** start of Records provided **

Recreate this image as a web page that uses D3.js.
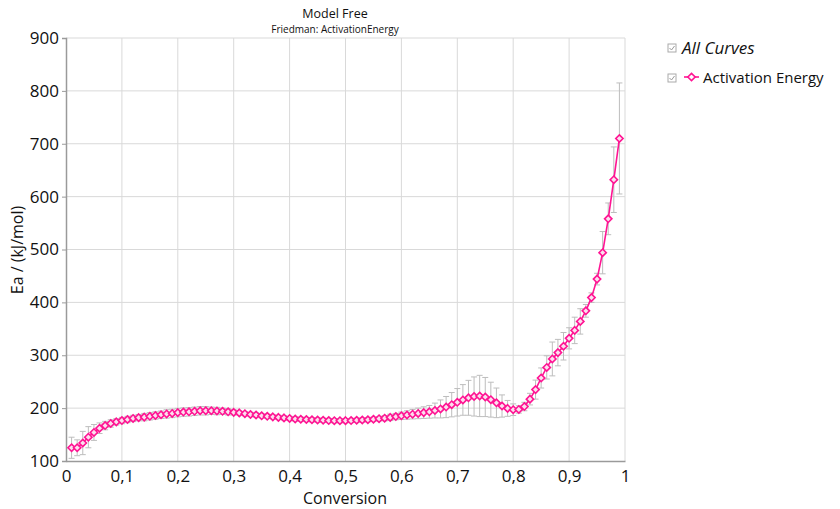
<!DOCTYPE html>
<html>
<head>
<meta charset="utf-8">
<script src="https://cdn.jsdelivr.net/npm/d3@7"></script>
<style>
  body { margin: 0; background: #fff; }
  text { font-family: "Open Sans", "Noto Sans", sans-serif; }
</style>
</head>
<body>
<div id="chart"></div>
<script>
// conversion values 0.01 .. 0.99
const conversion = [
  0.01,0.02,0.03,0.04,0.05,0.06,0.07,0.08,0.09,0.10,
  0.11,0.12,0.13,0.14,0.15,0.16,0.17,0.18,0.19,0.20,
  0.21,0.22,0.23,0.24,0.25,0.26,0.27,0.28,0.29,0.30,
  0.31,0.32,0.33,0.34,0.35,0.36,0.37,0.38,0.39,0.40,
  0.41,0.42,0.43,0.44,0.45,0.46,0.47,0.48,0.49,0.50,
  0.51,0.52,0.53,0.54,0.55,0.56,0.57,0.58,0.59,0.60,
  0.61,0.62,0.63,0.64,0.65,0.66,0.67,0.68,0.69,0.70,
  0.71,0.72,0.73,0.74,0.75,0.76,0.77,0.78,0.79,0.80,
  0.81,0.82,0.83,0.84,0.85,0.86,0.87,0.88,0.89,0.90,
  0.91,0.92,0.93,0.94,0.95,0.96,0.97,0.98,0.99
];
// activation energy, kJ/mol
const energy = [
  125,125,134,145,154,162,167,171,174,176.5,
  178.5,180.5,182,183,184.5,186,187.5,189,190,191.5,
  192.5,193,194,195,195,195,194.5,194,193,192,
  191,189.5,188,187,185.5,184.5,183.5,182.5,181.5,180.5,
  179.5,179,178.5,178,177.5,177,176.5,176.2,176.2,176.3,
  176.5,177,177.5,178,179,180,181,182.5,184,185.5,
  187,188.5,190,191.5,193,195.5,198.5,202,206.5,211,
  215.5,219.5,222,223,221,216,210,204,199.5,197,
  197.5,203,217,235,257,277,293,305,317,332,
  347,364,384,409,444,494,558,632,710
];
// error bar half-widths
const errors = [
  20,15,22,20,15,10,8,7,6,6,
  6,6,6,7,7,7,7,8,8,8,
  8,8,8,8,8,7,7,6,6,5,
  4,4,4,4,4,4,4,4,4,4,
  4,4,4,4,4,4,4,4,4,4,
  4,4,4,4,4,4,5,6,6,7,
  8,9,10,11,12,14,17,20,23,26,
  29,33,37,39,37,33,28,21,15,11,
  7,8,11,18,19,22,32,25,26,20,
  25,24,12,9,11,40,30,62,105
];
const xTicks = [0,0.1,0.2,0.3,0.4,0.5,0.6,0.7,0.8,0.9,1];
const yTicks = [100,200,300,400,500,600,700,800,900];

const width = 840;
const height = 509;
const margin = {left: 66, right: 215, top: 38, bottom: 48};

const svg = d3.select("#chart")
  .append("svg")
  .attr("width", width)
  .attr("height", height);

const x = d3.scaleLinear().domain([0, 1]).range([margin.left, width - margin.right]);
const y = d3.scaleLinear().domain([100, 900]).range([height - margin.bottom, margin.top]);

const data = conversion.map((c, i) => ({c: c, e: energy[i], err: errors[i]}));

// grid
svg.append("g")
  .selectAll("line.vg")
  .data(xTicks.slice(1))
  .join("line")
  .attr("x1", d => x(d)).attr("x2", d => x(d))
  .attr("y1", y(100)).attr("y2", y(900))
  .style("stroke", "#d9d9d9");
svg.append("g")
  .selectAll("line.hg")
  .data(yTicks.slice(1))
  .join("line")
  .attr("x1", x(0)).attr("x2", x(1))
  .attr("y1", d => y(d)).attr("y2", d => y(d))
  .style("stroke", "#d9d9d9");

// axes
const fmt = d => d3.format("")(d).replace(".", ",");
const xAxis = svg.append("g")
  .attr("transform", `translate(0,${y(100)})`)
  .call(d3.axisBottom(x).tickValues(xTicks).tickFormat(fmt).tickSize(0).tickPadding(9));
const yAxis = svg.append("g")
  .attr("transform", `translate(${x(0)},0)`)
  .call(d3.axisLeft(y).tickValues(yTicks).tickSize(4).tickPadding(3));
[xAxis, yAxis].forEach(a => {
  a.select(".domain").style("stroke", "#9a9a9a").style("stroke-width", 1.5);
  a.selectAll(".tick line").style("stroke", "#9a9a9a");
  a.selectAll("text").style("font-size", "17px").style("fill", "#111")
    .style("font-family", "'Open Sans', sans-serif");
});

// error bars
const eb = svg.append("g").style("stroke", "#bdbdbd").style("stroke-width", 1);
data.forEach(d => {
  const cx = x(d.c);
  eb.append("line").attr("x1", cx).attr("x2", cx).attr("y1", y(d.e - d.err)).attr("y2", y(d.e + d.err));
  eb.append("line").attr("x1", cx - 3).attr("x2", cx + 3).attr("y1", y(d.e - d.err)).attr("y2", y(d.e - d.err));
  eb.append("line").attr("x1", cx - 3).attr("x2", cx + 3).attr("y1", y(d.e + d.err)).attr("y2", y(d.e + d.err));
});

const pink = "#ff1493";
// line
svg.append("path")
  .datum(data)
  .attr("d", d3.line().x(d => x(d.c)).y(d => y(d.e)))
  .style("fill", "none")
  .style("stroke", pink)
  .style("stroke-width", 1.6);

// markers
const diamond = d3.symbol().type(d3.symbolDiamond2).size(34);
svg.append("g")
  .selectAll("path")
  .data(data)
  .join("path")
  .attr("transform", d => `translate(${x(d.c)},${y(d.e)})`)
  .attr("d", diamond)
  .style("fill", "#fbe0ee")
  .style("stroke", pink)
  .style("stroke-width", 1.6);

// titles
svg.append("text").attr("x", 335).attr("y", 18).attr("text-anchor", "middle")
  .style("font-size", "12.5px").style("fill", "#111").text("Model Free");
svg.append("text").attr("x", 335).attr("y", 33).attr("text-anchor", "middle")
  .style("font-size", "10px").style("fill", "#111").text("Friedman: ActivationEnergy");
svg.append("text").attr("x", 345).attr("y", 504).attr("text-anchor", "middle")
  .style("font-size", "16px").style("fill", "#111").text("Conversion");
svg.append("text").attr("transform", "translate(23,250) rotate(-90)").attr("text-anchor", "middle")
  .style("font-size", "16px").style("fill", "#111").text("Ea / (kJ/mol)");

// legend
const checkbox = (cx, cy) => {
  svg.append("rect").attr("x", cx - 4).attr("y", cy - 4).attr("width", 8).attr("height", 8)
    .style("fill", "#fff").style("stroke", "#aaa");
  svg.append("path").attr("d", `M${cx - 2.5},${cy} L${cx - 0.5},${cy + 2} L${cx + 2.5},${cy - 2}`)
    .style("fill", "none").style("stroke", "#999").style("stroke-width", 1);
};
checkbox(672, 48);
svg.append("text").attr("x", 682).attr("y", 54)
  .style("font-size", "17px").style("font-style", "italic").style("fill", "#111").text("All Curves");
checkbox(672, 78);
svg.append("line").attr("x1", 684).attr("x2", 699).attr("y1", 77).attr("y2", 77)
  .style("stroke", pink).style("stroke-width", 1.6);
svg.append("path").attr("transform", "translate(691.5,77)").attr("d", diamond)
  .style("fill", "#fff").style("stroke", pink).style("stroke-width", 1.6);
svg.append("text").attr("x", 703).attr("y", 83)
  .style("font-size", "15px").style("fill", "#111").text("Activation Energy");
</script>
</body>
</html>
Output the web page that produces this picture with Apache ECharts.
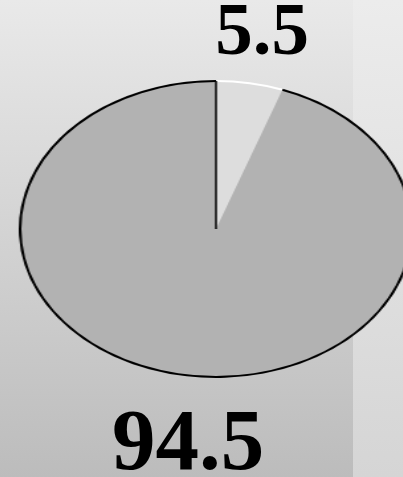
<!DOCTYPE html>
<html>
<head>
<meta charset="utf-8">
<script src="https://cdn.jsdelivr.net/npm/echarts@6/dist/echarts.min.js"></script>
<style>
  html, body { margin: 0; padding: 0; }
  .wrap { position: relative; width: 403px; height: 477px; overflow: hidden; }
  .layer { position: absolute; left: 0; top: 0; width: 403px; height: 477px; }
  /* the pie is drawn round, then stretched into the flat ellipse of the picture */
  #pie { transform: scaleX(1.324); transform-origin: 216px 229px; }
</style>
</head>
<body>
<div class="wrap">
  <div id="bg" class="layer"></div>
  <div id="pie" class="layer"></div>
</div>
<script>
// data
const sliceNames = ["Part A", "Part B"];
const sliceValues = [5.5, 94.5];
const sliceColors = ["#dddddd", "#b2b2b2"];
const rimColors = ["#ffffff", "#000000"];

const pieData = sliceNames.map((name, i) => ({
  name: name,
  value: sliceValues[i],
  itemStyle: { color: sliceColors[i] },
}));
const rimData = sliceNames.map((name, i) => ({
  name: name,
  value: sliceValues[i],
  itemStyle: { color: rimColors[i] },
}));

// background + value labels
const bgChart = echarts.init(document.getElementById("bg"), null, { renderer: "canvas" });
bgChart.setOption({
  animation: false,
  graphic: [
    {
      type: "rect",
      shape: { x: 0, y: 0, width: 353, height: 477 },
      style: {
        fill: new echarts.graphic.LinearGradient(0, 0, 0, 1, [
          { offset: 0, color: "#e9e9e9" },
          { offset: 1, color: "#bcbcbc" },
        ]),
      },
    },
    {
      type: "rect",
      shape: { x: 353, y: 0, width: 50, height: 477 },
      style: {
        fill: new echarts.graphic.LinearGradient(0, 0, 0, 1, [
          { offset: 0, color: "#ececec" },
          { offset: 1, color: "#d5d5d5" },
        ]),
      },
    },
    {
      type: "text",
      x: 262,
      y: 35,
      style: {
        text: String(sliceValues[0]),
        font: "bold 75px 'Liberation Serif', serif",
        fill: "#000",
        align: "center",
        verticalAlign: "middle",
      },
    },
    {
      type: "text",
      x: 188,
      y: 447,
      style: {
        text: String(sliceValues[1]),
        font: "bold 87px 'Liberation Serif', serif",
        fill: "#000",
        align: "center",
        verticalAlign: "middle",
      },
    },
  ],
});

// pie
const pieChart = echarts.init(document.getElementById("pie"), null, { renderer: "canvas" });
pieChart.setOption({
  animation: false,
  backgroundColor: "transparent",
  series: [
    {
      type: "pie",
      center: [216, 229],
      radius: 148,
      startAngle: 90,
      clockwise: true,
      silent: true,
      label: { show: false },
      labelLine: { show: false },
      itemStyle: { borderWidth: 0 },
      data: pieData,
    },
    {
      // outline round the edge: white over the small slice, black elsewhere
      type: "pie",
      center: [216, 229],
      radius: [147, 149],
      startAngle: 90,
      clockwise: true,
      silent: true,
      label: { show: false },
      labelLine: { show: false },
      itemStyle: { borderWidth: 0 },
      data: rimData,
    },
  ],
});

// black radius where the slices start
const layout = pieChart.getModel().getSeriesByIndex(0).getData().getItemLayout(0);
pieChart.setOption({
  graphic: [
    {
      type: "line",
      shape: { x1: layout.cx, y1: layout.cy, x2: layout.cx, y2: layout.cy - layout.r },
      style: { stroke: "#000", lineWidth: 1.5 },
      z: 10,
    },
  ],
});
</script>
</body>
</html>
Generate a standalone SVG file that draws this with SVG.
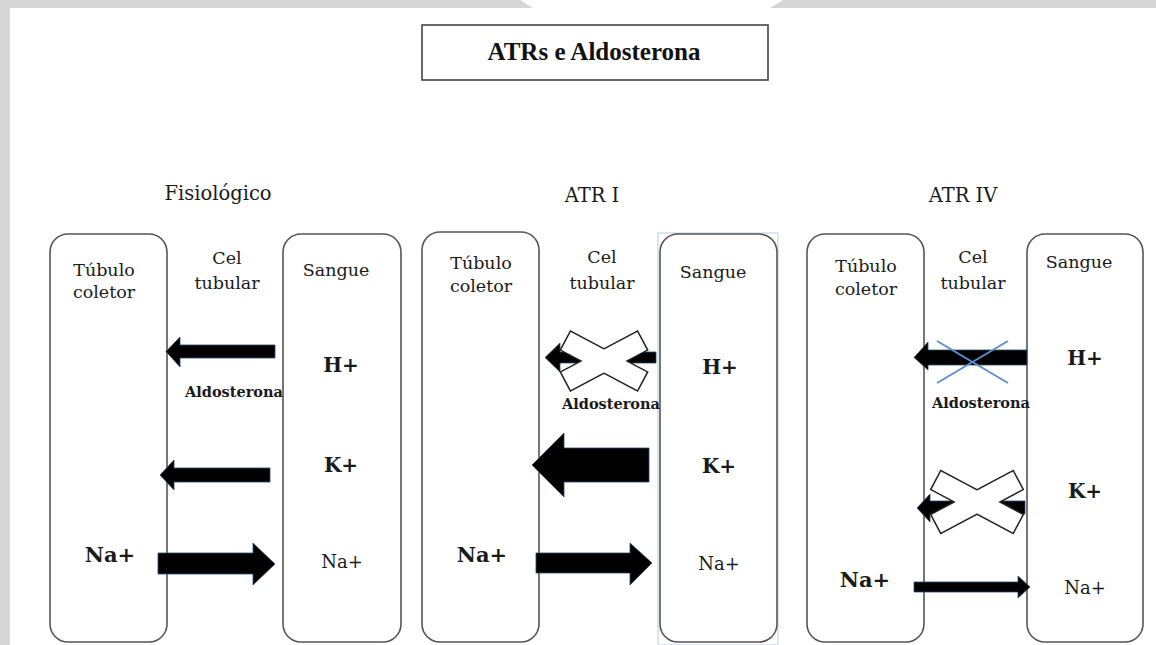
<svg xmlns="http://www.w3.org/2000/svg" width="1156" height="645" viewBox="0 0 1156 645">
<defs>
<style>
.frame{fill:#d6d6d6}
.box{fill:#fff;stroke:#555;stroke-width:1.6}
.t{font-family:"DejaVu Serif",serif;fill:#1a1a1a}
.lbl{font-size:17.5px;text-anchor:middle}
.head{font-size:19.5px;text-anchor:middle}
.ion{font-size:20px;font-weight:bold;text-anchor:middle}
.nab{font-size:21px;font-weight:bold;text-anchor:middle}
.nar{font-size:18px;text-anchor:middle}
.ald{font-size:14.5px;font-weight:bold;text-anchor:middle}
.arr{fill:#000;stroke:#2a4a70;stroke-width:0.8}
.xo{fill:#fff;stroke:#222;stroke-width:3}
.xi{fill:#fff}
.bx{stroke:#5b8fd0;stroke-width:2}
</style>
</defs>
<rect width="1156" height="645" fill="#fff"/>
<path class="frame" d="M0 0H520L533 8H770L783 0H1156V8H10V645H0Z"/>

<g id="title">
<rect x="422" y="25" width="346" height="55" fill="#fff" stroke="#444" stroke-width="1.6"/>
<text x="594" y="60" font-family="Liberation Serif, serif" font-size="25" font-weight="bold" fill="#111" text-anchor="middle">ATRs e Aldosterona</text>
</g>

<!-- Panel 1 -->
<g id="fisiologico">
<text class="t head" x="218" y="200">Fisiológico</text>
</g>
<g id="p1-tubulo">
<rect class="box" x="50" y="234" width="117" height="408" rx="18"/>
<text class="t lbl" x="104" y="276">Túbulo</text>
<text class="t lbl" x="104" y="298">coletor</text>
<text class="t nab" x="110" y="562">Na+</text>
</g>
<g id="p1-cel">
<text class="t lbl" x="227" y="264">Cel</text>
<text class="t lbl" x="227" y="289">tubular</text>
<text class="t ald" x="234" y="397">Aldosterona</text>
</g>
<g id="p1-sangue">
<rect class="box" x="283" y="234" width="118" height="408" rx="18"/>
<text class="t lbl" x="336" y="276">Sangue</text>
<text class="t ion" x="341" y="372">H+</text>
<text class="t ion" x="341" y="472">K+</text>
<text class="t nar" x="342" y="568">Na+</text>
</g>

<!-- Panel 2 -->
<g id="atr1">
<text class="t head" x="592" y="202">ATR I</text>
</g>
<g id="p2-tubulo">
<rect class="box" x="422" y="232" width="117" height="410" rx="18"/>
<text class="t lbl" x="481" y="269">Túbulo</text>
<text class="t lbl" x="481" y="292">coletor</text>
<text class="t nab" x="482" y="562">Na+</text>
</g>
<g id="p2-cel">
<text class="t lbl" x="602" y="263">Cel</text>
<text class="t lbl" x="602" y="289">tubular</text>
</g>
<g id="p2-sangue">
<rect x="658" y="233" width="120" height="412" fill="none" stroke="#b8cde8" stroke-width="1"/>
<rect class="box" x="660" y="234" width="117" height="408" rx="18"/>
<text class="t lbl" x="713" y="278">Sangue</text>
<text class="t ion" x="720" y="374">H+</text>
<text class="t ion" x="719" y="473">K+</text>
<text class="t nar" x="719" y="570">Na+</text>
</g>

<!-- Panel 3 -->
<g id="atr4">
<text class="t head" x="963" y="202">ATR IV</text>
</g>
<g id="p3-tubulo">
<rect class="box" x="807" y="234" width="117" height="408" rx="18"/>
<text class="t lbl" x="866" y="272">Túbulo</text>
<text class="t lbl" x="866" y="295">coletor</text>
<text class="t nab" x="865" y="587">Na+</text>
</g>
<g id="p3-cel">
<text class="t lbl" x="973" y="263">Cel</text>
<text class="t lbl" x="973" y="289">tubular</text>
</g>
<g id="p3-sangue">
<rect class="box" x="1027" y="234" width="116" height="408" rx="18"/>
<text class="t lbl" x="1079" y="268">Sangue</text>
<text class="t ion" x="1085" y="365">H+</text>
<text class="t ion" x="1085" y="498">K+</text>
<text class="t nar" x="1085" y="594">Na+</text>
</g>

<g id="connectors">
<!-- Panel 1 -->
<polygon class="arr" points="275,345 180,345 180,337 166,351.5 180,367 180,358 275,358"/>
<polygon class="arr" points="270,468 174,468 174,460 160,475 174,490 174,482 270,482"/>
<polygon class="arr" points="158,553 253,553 253,543 275,564 253,585 253,574 158,574"/>
<!-- Panel 2 -->
<polygon class="arr" points="656,352 560,352 560,343 545,357.5 560,372 560,363 656,363"/>
<polygon class="arr" points="649,448 564,448 564,433 532,465 564,497 564,482 649,482"/>
<polygon class="arr" points="536,553 630,553 630,543 652,563 630,585 630,573 536,573"/>
<!-- Panel 3 -->
<polygon class="arr" points="1027,350 928,350 928,342 914,357.5 928,370 928,365 1027,365"/>
<polygon class="arr" points="1025,501 930,501 930,494 917,508 930,522 930,514 1025,514"/>
<polygon class="arr" points="914,582 1018,582 1018,576 1030,587 1018,598 1018,592 914,592"/>
</g>

<g id="p2-x">
<g transform="translate(604,361)">
<rect class="xo" x="-43" y="-10" width="86" height="20" transform="rotate(28)"/>
<rect class="xo" x="-43" y="-10" width="86" height="20" transform="rotate(-28)"/>
<rect class="xi" x="-43" y="-10" width="86" height="20" transform="rotate(28)"/>
<rect class="xi" x="-43" y="-10" width="86" height="20" transform="rotate(-28)"/>
</g>
<text class="t ald" x="611" y="409">Aldosterona</text>
</g>

<g id="p3-x">
<line class="bx" x1="937" y1="341" x2="1008" y2="383"/>
<line class="bx" x1="937" y1="383" x2="1008" y2="341"/>
<text class="t ald" x="981" y="408">Aldosterona</text>
<g transform="translate(977,502)">
<rect class="xo" x="-46" y="-10" width="92" height="20" transform="rotate(28)"/>
<rect class="xo" x="-46" y="-10" width="92" height="20" transform="rotate(-28)"/>
<rect class="xi" x="-46" y="-10" width="92" height="20" transform="rotate(28)"/>
<rect class="xi" x="-46" y="-10" width="92" height="20" transform="rotate(-28)"/>
</g>
</g>
</svg>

** end of Records provided **

Problem statement.
Find the string "this" in the records, then copy each line where it occurs.

Task output.
Recreate this image as a web page that uses D3.js.
Output the web page that produces this picture with Apache ECharts.
Generate a standalone SVG file that draws this with SVG.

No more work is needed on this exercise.